Time series of Mg/Ca, Ba/Ca, and δ18O analyzed in tests of surface-dwelling planktonic foraminifer Globigerinoides ruber from two marine sediment cores recovered in the Mozambique Channel off the Zambezi River, southwestern tropical Indian Ocean, reveal climate variability over the last 17 kyr. Analysis of samples collected from the water column of the Mozambique Channel validates that Mg/Ca in G. ruber reflects calcification temperatures at 0–30 m water depth and that the surface water of the southwestern Indian Ocean is very sensitive to dissolved Ba input from adjacent rivers. Foraminiferal Ba/Ca and Mg/Ca time series are used to reconstruct hydrological and thermal changes over southeastern African and southwestern tropical oceans. The Mg/Ca-based sea surface temperature (SST) estimates indicate that the thermal evolution of the tropical southwestern Indian Ocean followed, within age model uncertainties, climate changes over Antarctica. The trend of the SST record is marked by a gradual warming from 24.7 ± 0.6 °C at 17.0 ± 0.2 kyr BP to 26.4 ± 0.3 °C at 10–11 kyr BP interrupted by two prominent coolings of ~ 1.5 ± 0.2 °C and ~ 1 °C centered at 15 ± 0.1 kyr BP and 13.4 ± 0.2 kyr BP, respectively. Declining SSTs in the early Holocene reach their minimum (25 °C) at 8.7 ± 0.2 kyr BP and give way to stable thermal conditions over the Middle and Late Holocene. The Ba/Ca record indicates that the Zambezi basin experienced relatively wet conditions during the early phase of the last deglaciation, Bølling–Allerød, and the early Holocene. These wet phases coincide with an increase of SST in the Mozambique Channel.
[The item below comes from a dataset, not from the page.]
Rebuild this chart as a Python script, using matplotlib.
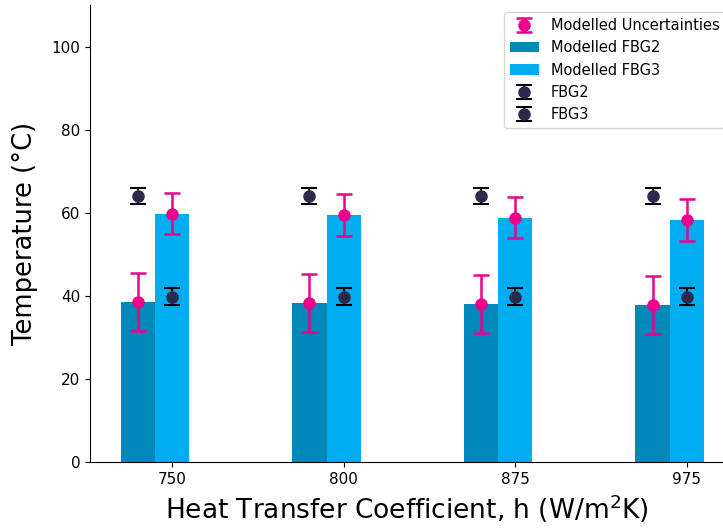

In contrast, relatively dry conditions throughout the middle and late Holocene epoch are accompanied by relatively cold Mozambique Channel surface water. These shifts likely reflect a response to meridional shifts of the austral westerlies and subtropical front. These hypothesized shifts would have modulated the advection of cold Southern Ocean water into the Mozambique Channel. Changes in SST in the Mozambique Channel, and possible resultant changes in the zonal gradient in the tropical Indian Ocean, in turn, had a strong impact on the precipitation over southeastern Africa.